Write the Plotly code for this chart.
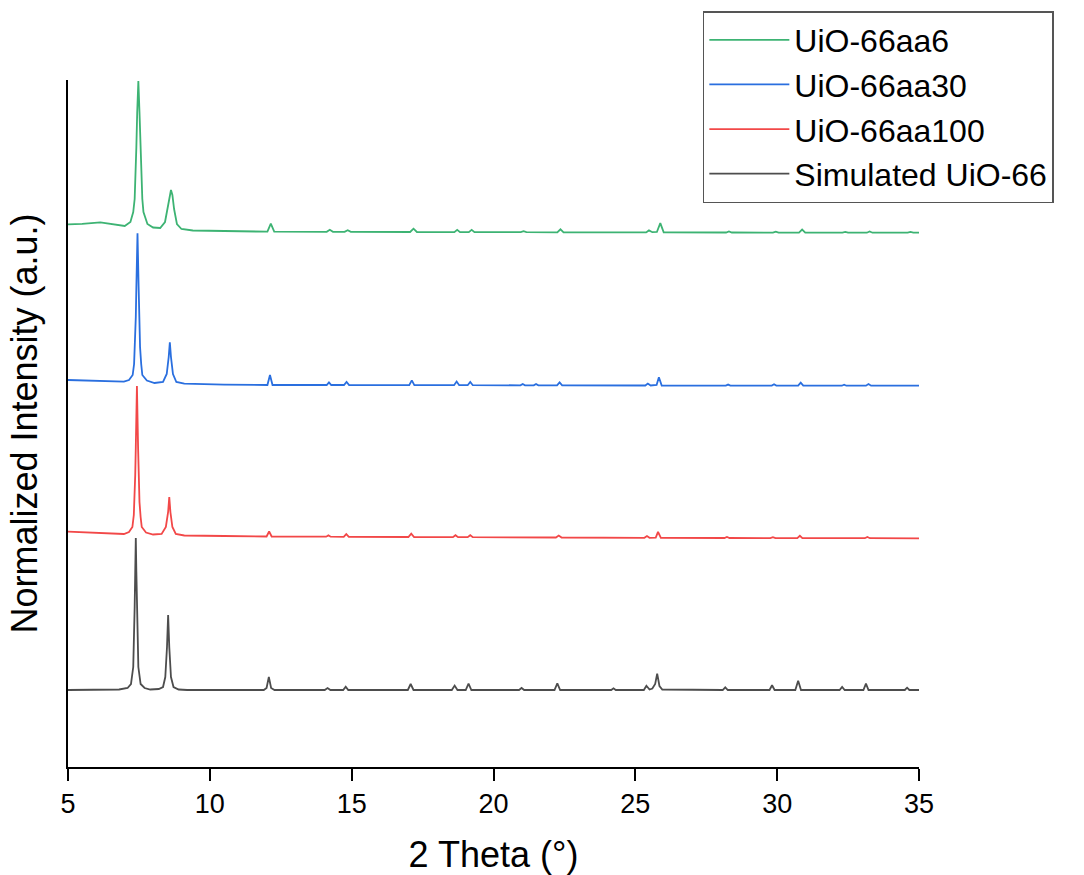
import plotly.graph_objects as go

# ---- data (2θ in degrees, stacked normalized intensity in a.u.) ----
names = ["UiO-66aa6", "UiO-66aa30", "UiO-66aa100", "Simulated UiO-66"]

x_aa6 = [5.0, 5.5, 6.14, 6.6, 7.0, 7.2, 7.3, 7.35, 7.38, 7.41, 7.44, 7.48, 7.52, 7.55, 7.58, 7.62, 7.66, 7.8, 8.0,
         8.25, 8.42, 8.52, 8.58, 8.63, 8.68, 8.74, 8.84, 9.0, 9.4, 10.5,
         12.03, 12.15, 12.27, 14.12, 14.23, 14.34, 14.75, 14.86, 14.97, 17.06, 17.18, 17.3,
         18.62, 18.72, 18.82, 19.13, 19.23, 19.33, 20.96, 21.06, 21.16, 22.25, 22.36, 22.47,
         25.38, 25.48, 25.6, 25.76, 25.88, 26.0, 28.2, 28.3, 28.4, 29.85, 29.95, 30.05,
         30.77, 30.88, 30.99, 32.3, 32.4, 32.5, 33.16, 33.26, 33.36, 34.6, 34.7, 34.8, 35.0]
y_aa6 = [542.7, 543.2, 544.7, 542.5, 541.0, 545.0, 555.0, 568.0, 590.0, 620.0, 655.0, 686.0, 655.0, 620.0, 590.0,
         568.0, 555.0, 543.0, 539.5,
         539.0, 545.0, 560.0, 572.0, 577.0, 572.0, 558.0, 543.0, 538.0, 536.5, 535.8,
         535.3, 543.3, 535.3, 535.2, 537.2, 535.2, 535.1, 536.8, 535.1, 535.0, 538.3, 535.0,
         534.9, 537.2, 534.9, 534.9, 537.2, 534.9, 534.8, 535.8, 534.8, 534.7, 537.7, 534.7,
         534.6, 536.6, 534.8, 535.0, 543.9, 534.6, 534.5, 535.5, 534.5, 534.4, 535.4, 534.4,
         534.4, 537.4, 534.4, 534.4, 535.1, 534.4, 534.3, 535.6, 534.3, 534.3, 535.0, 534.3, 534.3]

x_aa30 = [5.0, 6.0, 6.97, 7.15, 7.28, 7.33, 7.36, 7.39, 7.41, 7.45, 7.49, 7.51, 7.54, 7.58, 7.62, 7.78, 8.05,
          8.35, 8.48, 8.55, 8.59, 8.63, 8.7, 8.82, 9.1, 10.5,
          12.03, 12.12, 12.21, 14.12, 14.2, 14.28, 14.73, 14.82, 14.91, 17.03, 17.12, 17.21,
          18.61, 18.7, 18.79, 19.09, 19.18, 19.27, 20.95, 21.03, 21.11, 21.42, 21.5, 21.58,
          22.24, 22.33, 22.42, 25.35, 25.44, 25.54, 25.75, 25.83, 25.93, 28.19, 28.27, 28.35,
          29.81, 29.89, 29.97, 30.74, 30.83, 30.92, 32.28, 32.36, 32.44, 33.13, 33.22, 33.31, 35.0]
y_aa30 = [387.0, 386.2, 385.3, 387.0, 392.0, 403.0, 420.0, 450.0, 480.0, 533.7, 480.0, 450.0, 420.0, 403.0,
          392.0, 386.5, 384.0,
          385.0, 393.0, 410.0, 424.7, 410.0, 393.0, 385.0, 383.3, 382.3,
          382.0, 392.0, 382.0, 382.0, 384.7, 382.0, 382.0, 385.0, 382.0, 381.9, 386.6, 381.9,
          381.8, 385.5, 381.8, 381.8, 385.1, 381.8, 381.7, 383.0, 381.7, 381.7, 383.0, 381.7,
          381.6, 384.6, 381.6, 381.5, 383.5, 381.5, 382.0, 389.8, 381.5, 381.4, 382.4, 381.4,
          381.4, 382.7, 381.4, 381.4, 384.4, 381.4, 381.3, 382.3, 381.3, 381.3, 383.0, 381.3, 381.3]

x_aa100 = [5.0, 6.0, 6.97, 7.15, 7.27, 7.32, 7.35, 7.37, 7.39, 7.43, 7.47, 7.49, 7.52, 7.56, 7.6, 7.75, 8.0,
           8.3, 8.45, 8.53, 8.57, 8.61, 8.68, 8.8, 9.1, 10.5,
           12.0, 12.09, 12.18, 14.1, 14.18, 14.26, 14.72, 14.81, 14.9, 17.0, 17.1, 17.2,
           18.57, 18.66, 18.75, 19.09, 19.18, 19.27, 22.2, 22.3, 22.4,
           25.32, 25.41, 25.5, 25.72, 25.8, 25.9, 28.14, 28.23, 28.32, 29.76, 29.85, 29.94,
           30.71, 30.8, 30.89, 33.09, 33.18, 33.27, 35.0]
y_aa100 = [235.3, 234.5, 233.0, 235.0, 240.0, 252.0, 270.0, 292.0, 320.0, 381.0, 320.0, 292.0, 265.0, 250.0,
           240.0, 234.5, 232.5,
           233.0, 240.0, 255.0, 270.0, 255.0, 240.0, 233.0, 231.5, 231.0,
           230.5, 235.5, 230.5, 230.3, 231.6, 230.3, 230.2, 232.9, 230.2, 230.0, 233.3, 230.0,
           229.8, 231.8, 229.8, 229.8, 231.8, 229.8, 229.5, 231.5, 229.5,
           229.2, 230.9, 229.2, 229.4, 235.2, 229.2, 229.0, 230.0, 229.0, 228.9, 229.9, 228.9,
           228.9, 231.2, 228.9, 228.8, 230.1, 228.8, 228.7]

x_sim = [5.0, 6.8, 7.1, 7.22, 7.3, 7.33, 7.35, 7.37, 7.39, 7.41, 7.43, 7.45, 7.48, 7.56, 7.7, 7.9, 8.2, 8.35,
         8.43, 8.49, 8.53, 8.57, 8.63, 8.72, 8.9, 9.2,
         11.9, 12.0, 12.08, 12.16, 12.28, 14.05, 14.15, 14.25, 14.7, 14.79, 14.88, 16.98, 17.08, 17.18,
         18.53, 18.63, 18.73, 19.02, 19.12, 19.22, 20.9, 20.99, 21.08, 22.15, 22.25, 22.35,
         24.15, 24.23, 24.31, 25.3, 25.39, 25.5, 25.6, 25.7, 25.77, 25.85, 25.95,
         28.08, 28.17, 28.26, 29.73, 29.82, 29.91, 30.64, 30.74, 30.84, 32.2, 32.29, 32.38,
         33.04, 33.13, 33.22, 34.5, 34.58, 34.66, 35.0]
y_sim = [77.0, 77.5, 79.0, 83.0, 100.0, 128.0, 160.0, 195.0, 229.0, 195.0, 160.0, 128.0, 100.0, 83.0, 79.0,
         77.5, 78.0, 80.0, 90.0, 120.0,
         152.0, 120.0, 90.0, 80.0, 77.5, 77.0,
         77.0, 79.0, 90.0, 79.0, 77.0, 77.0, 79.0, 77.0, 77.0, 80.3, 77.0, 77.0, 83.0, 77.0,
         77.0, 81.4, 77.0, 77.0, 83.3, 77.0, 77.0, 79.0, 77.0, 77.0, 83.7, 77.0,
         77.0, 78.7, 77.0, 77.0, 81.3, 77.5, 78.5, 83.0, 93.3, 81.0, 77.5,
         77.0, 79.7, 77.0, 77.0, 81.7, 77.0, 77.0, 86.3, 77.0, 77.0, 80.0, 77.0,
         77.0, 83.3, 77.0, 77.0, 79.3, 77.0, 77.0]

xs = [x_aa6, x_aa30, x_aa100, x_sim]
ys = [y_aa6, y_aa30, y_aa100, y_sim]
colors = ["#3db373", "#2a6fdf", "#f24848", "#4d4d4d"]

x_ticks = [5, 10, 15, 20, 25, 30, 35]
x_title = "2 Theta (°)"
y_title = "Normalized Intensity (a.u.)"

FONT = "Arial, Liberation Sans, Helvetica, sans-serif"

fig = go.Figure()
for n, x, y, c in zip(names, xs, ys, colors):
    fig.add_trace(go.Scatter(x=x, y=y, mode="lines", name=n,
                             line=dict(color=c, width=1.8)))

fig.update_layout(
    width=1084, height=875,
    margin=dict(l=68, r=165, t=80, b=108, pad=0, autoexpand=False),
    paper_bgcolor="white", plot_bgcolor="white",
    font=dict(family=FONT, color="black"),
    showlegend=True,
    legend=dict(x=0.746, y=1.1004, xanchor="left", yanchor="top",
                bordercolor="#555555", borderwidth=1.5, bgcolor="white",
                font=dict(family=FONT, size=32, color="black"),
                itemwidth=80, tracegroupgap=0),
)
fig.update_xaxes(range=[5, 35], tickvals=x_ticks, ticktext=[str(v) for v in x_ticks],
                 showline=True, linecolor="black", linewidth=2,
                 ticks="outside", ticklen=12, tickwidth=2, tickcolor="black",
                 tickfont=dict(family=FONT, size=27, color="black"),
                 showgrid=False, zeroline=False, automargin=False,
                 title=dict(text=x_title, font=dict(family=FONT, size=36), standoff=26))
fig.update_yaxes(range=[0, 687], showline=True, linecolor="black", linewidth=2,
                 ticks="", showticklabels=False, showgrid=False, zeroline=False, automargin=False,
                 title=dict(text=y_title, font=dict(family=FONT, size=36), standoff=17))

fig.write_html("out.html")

────────

# Task
Every line from the top of the material above through the line with "535.0, 534.3, 534.3]" should be duplicated exactly, please; leave out the pictures.

# Answer to this task
Write the Plotly code for this chart.
import plotly.graph_objects as go

# ---- data (2θ in degrees, stacked normalized intensity in a.u.) ----
names = ["UiO-66aa6", "UiO-66aa30", "UiO-66aa100", "Simulated UiO-66"]

x_aa6 = [5.0, 5.5, 6.14, 6.6, 7.0, 7.2, 7.3, 7.35, 7.38, 7.41, 7.44, 7.48, 7.52, 7.55, 7.58, 7.62, 7.66, 7.8, 8.0,
         8.25, 8.42, 8.52, 8.58, 8.63, 8.68, 8.74, 8.84, 9.0, 9.4, 10.5,
         12.03, 12.15, 12.27, 14.12, 14.23, 14.34, 14.75, 14.86, 14.97, 17.06, 17.18, 17.3,
         18.62, 18.72, 18.82, 19.13, 19.23, 19.33, 20.96, 21.06, 21.16, 22.25, 22.36, 22.47,
         25.38, 25.48, 25.6, 25.76, 25.88, 26.0, 28.2, 28.3, 28.4, 29.85, 29.95, 30.05,
         30.77, 30.88, 30.99, 32.3, 32.4, 32.5, 33.16, 33.26, 33.36, 34.6, 34.7, 34.8, 35.0]
y_aa6 = [542.7, 543.2, 544.7, 542.5, 541.0, 545.0, 555.0, 568.0, 590.0, 620.0, 655.0, 686.0, 655.0, 620.0, 590.0,
         568.0, 555.0, 543.0, 539.5,
         539.0, 545.0, 560.0, 572.0, 577.0, 572.0, 558.0, 543.0, 538.0, 536.5, 535.8,
         535.3, 543.3, 535.3, 535.2, 537.2, 535.2, 535.1, 536.8, 535.1, 535.0, 538.3, 535.0,
         534.9, 537.2, 534.9, 534.9, 537.2, 534.9, 534.8, 535.8, 534.8, 534.7, 537.7, 534.7,
         534.6, 536.6, 534.8, 535.0, 543.9, 534.6, 534.5, 535.5, 534.5, 534.4, 535.4, 534.4,
         534.4, 537.4, 534.4, 534.4, 535.1, 534.4, 534.3, 535.6, 534.3, 534.3, 535.0, 534.3, 534.3]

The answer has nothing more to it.